The restructuring of the streaming industry is similar. Paramount Skydance agreed in February 2026 to acquire Warner Bros. Discovery for around 110 billion dollars, with the transaction aiming to close in the third quarter of 2026 after regulatory review. This trend shows that simply owning a large amount of content is not enough. What matters is where the content is shown, who recommends it, and who controls the subscription and advertising relationship.

AI, XR, streaming, consoles, and mobile game payments may appear to be separate incidents. But they all converge on the same question: who will own the final point of contact with the user?

The expansion of proprietary payments by domestic game companies is one scene in this broader competition. It is a movement to reduce fees, but at a deeper level, it is an attempt to bring the moment when users decide to pay back toward the game company.

Reclaimed Payments, Remaining Platforms
Expanding proprietary payments, opening web shops, and building proprietary launchers are now only the beginning.
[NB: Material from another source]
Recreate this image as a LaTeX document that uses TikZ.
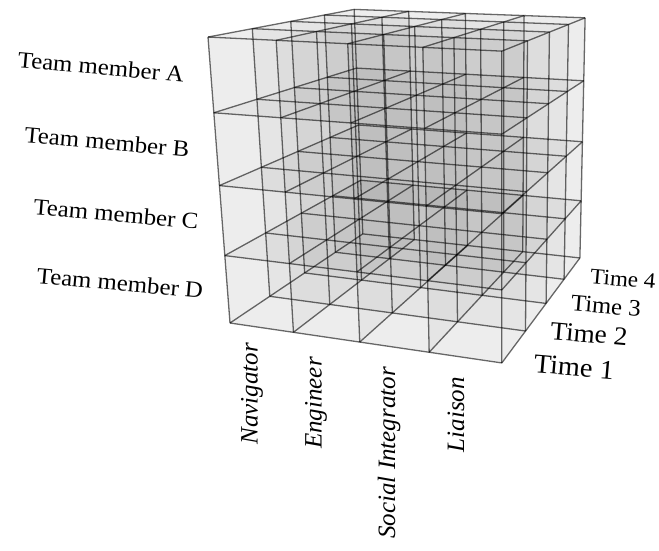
\documentclass[tikz,border=0pt]{standalone}
\usepackage{fontspec}
\setmainfont{Liberation Serif}
\begin{document}
\begin{tikzpicture}[x=1pt,y=-1pt,
  gl/.style={draw=black, draw opacity=0.58, line width=1.3pt},
  pl/.style={fill=black, fill opacity=0.035},
  tm/.style={font=\fontsize{23}{27}\selectfont, inner sep=0pt, rotate=-5, xscale=1.08},
  tt/.style={inner sep=0pt, rotate=-5, xscale=1.05},
  rl/.style={font=\fontsize{25}{29}\selectfont\itshape, inner sep=0pt, rotate=90, anchor=east}]
\useasboundingbox (0,0) rectangle (659,551);
% perspective grid points p<i><j><k>: i = role, j = team member, k = time
\foreach \i in {0,...,4}{\foreach \j in {0,...,4}{\foreach \k in {0,...,4}{
  \pgfmathsetmacro\dn{1+(\i*(-0.0863)+\j*(-0.0748)+\k*0.283)/4}
  \pgfmathsetmacro\px{(230+(\i*228.52+\j*(-37.55)+\k*235.46)/4)/\dn}
  \pgfmathsetmacro\py{(323+(\i*8.63+\j*(-288.73)+\k*(-22.92))/4)/\dn}
  \coordinate (p\i\j\k) at (\px,\py);
}}}
% translucent planes
\foreach \n in {0,...,4}{
  \fill[pl] (p00\n) -- (p40\n) -- (p44\n) -- (p04\n) -- cycle;
  \fill[pl] (p\n00) -- (p\n40) -- (p\n44) -- (p\n04) -- cycle;
  \fill[pl] (p0\n0) -- (p4\n0) -- (p4\n4) -- (p0\n4) -- cycle;
}
% grid lines
\foreach \i in {0,...,4}{\foreach \j in {0,...,4}{
  \draw[gl] (p\i\j0) -- (p\i\j4);
  \draw[gl] (p\i0\j) -- (p\i4\j);
  \draw[gl] (p0\i\j) -- (p4\i\j);
}}
% team member labels
\node[tm] (ta) at (101,67) {Team member A};
\node[tm] (tb) at (107,142) {Team member B};
\node[tm] (tc) at (116,214) {Team member C};
\node[tm] (td) at (120,283) {Team member D};
% time labels
\node[tt, font=\fontsize{22}{26}\selectfont] (t4) at (623,279) {Time 4};
\node[tt, font=\fontsize{23.5}{28}\selectfont] (t3) at (606,306) {Time 3};
\node[tt, font=\fontsize{26}{30}\selectfont] (t2) at (589,334) {Time 2};
\node[tt, font=\fontsize{27}{31}\selectfont] (t1) at (574,367) {Time 1};
% role labels
\node[rl] (r1) at (252,343) {Navigator};
\node[rl] (r2) at (316,357) {Engineer};
\node[rl] (r3) at (389,367) {Social Integrator};
\node[rl] (r4) at (456,377) {Liaison};
\end{tikzpicture}
\end{document}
The gap between large companies and smaller companies may widen further. Web shops, launchers, and point systems all require infrastructure and operating costs. Only a limited number of companies can turn proprietary payment into a practical tool. The payment monopoly of app markets may weaken, but their influence as platforms for distribution, exposure, trust, and authentication will remain. Users discover and install games through app markets. That first point of contact does not change. Ultimately, we are entering an era in which the competitiveness of game companies is no longer determined only by their ability to make good games. Proprietary payments, data analysis, account platforms, and cross-platform experience design all become important together.

What domestic game companies are trying to reclaim is not a few percentage points of fees.

The real question comes next.

Can game companies, after reclaiming payments, also build their own platforms where users will continue to stay?